··· STORED DATA
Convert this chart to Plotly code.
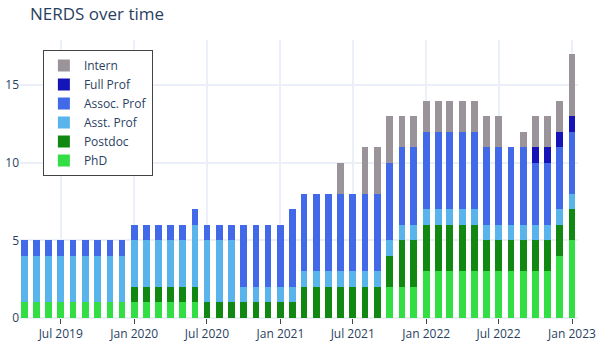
import plotly.graph_objects as go

months = ["2019-04", "2019-05", "2019-06", "2019-07", "2019-08", "2019-09", "2019-10", "2019-11", "2019-12",
          "2020-01", "2020-02", "2020-03", "2020-04", "2020-05", "2020-06", "2020-07", "2020-08", "2020-09",
          "2020-10", "2020-11", "2020-12", "2021-01", "2021-02", "2021-03", "2021-04", "2021-05", "2021-06",
          "2021-07", "2021-08", "2021-09", "2021-10", "2021-11", "2021-12", "2022-01", "2022-02", "2022-03",
          "2022-04", "2022-05", "2022-06", "2022-07", "2022-08", "2022-09", "2022-10", "2022-11", "2022-12",
          "2023-01"]
dates = [m + "-01" for m in months]

phd =     [1,1,1,1,1,1,1,1,1, 1,1,1,1,1,1, 0,0,0, 0,0,0,0, 0, 0,0,0, 0, 0, 0,0, 2, 2,2, 3,3,3,3,3, 3,3, 3, 3, 3,3, 4, 5]
postdoc = [0,0,0,0,0,0,0,0,0, 1,1,1,1,1,1, 1,1,1, 1,1,1,1, 1, 2,2,2, 2, 2, 2,2, 2, 3,3, 3,3,3,3,3, 2,2, 2, 2, 2,2, 2, 2]
asst =    [3,3,3,3,3,3,3,3,3, 3,3,3,3,3,4, 4,4,4, 1,1,1,1, 1, 1,1,1, 1, 1, 1,1, 1, 1,1, 1,1,1,1,1, 1,1, 1, 1, 1,1, 1, 1]
assoc =   [1,1,1,1,1,1,1,1,1, 1,1,1,1,1,1, 1,1,1, 4,4,4,4, 5, 5,5,5, 5, 5, 5,5, 5, 5,5, 5,5,5,5,5, 5,5, 5, 5, 4,4, 4, 4]
full =    [0,0,0,0,0,0,0,0,0, 0,0,0,0,0,0, 0,0,0, 0,0,0,0, 0, 0,0,0, 0, 0, 0,0, 0, 0,0, 0,0,0,0,0, 0,0, 0, 0, 1,1, 1, 1]
intern =  [0,0,0,0,0,0,0,0,0, 0,0,0,0,0,0, 0,0,0, 0,0,0,0, 0, 0,0,0, 2, 0, 3,3, 3, 2,2, 2,2,2,2,2, 2,2, 0, 1, 2,2, 2, 4]

series = [
    ("PhD", phd, "#33dd44"),
    ("Postdoc", postdoc, "#118811"),
    ("Asst. Prof", asst, "#5ab4ec"),
    ("Assoc. Prof", assoc, "#4169e8"),
    ("Full Prof", full, "#1414b8"),
    ("Intern", intern, "#9a9399"),
]

fig = go.Figure()
for name, vals, color in series:
    fig.add_trace(go.Bar(x=dates, y=vals, name=name, marker=dict(color=color, line=dict(width=0))))

fig.update_layout(
    template="plotly_white",
    barmode="stack",
    bargap=0.4,
    width=600, height=360,
    title=dict(text="NERDS over time", font=dict(size=17), x=0.05, xanchor="left",
               y=1 - 14 / 360, yanchor="middle", xref="container", yref="container"),
    margin=dict(l=20, r=22, t=40, b=42),
    legend=dict(x=0.041, y=0.964, xanchor="left", yanchor="top",
                bordercolor="#444", borderwidth=1, bgcolor="rgba(255,255,255,1)",
                font=dict(size=12)),
    xaxis=dict(ticks="outside", tickformat="%b %Y", dtick="M6", tick0="2019-07-01",
               showgrid=True, gridcolor="#EBF0F8", gridwidth=2, automargin=False,
               range=["2019-03-21", "2023-01-16"]),
    yaxis=dict(dtick=5, automargin=False, gridcolor="#EBF0F8", gridwidth=2),
)
fig.write_html("out.html", config={"displayModeBar": False},
               post_script="document.body.style.margin='0';")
······
## TO DO
Print, exactly as written, the lines above from the first one to the one containing "import plotly.graph_objects as go". Leave out pictures.

## OUTPUT FOR THIS TASK
Convert this chart to Plotly code.
import plotly.graph_objects as go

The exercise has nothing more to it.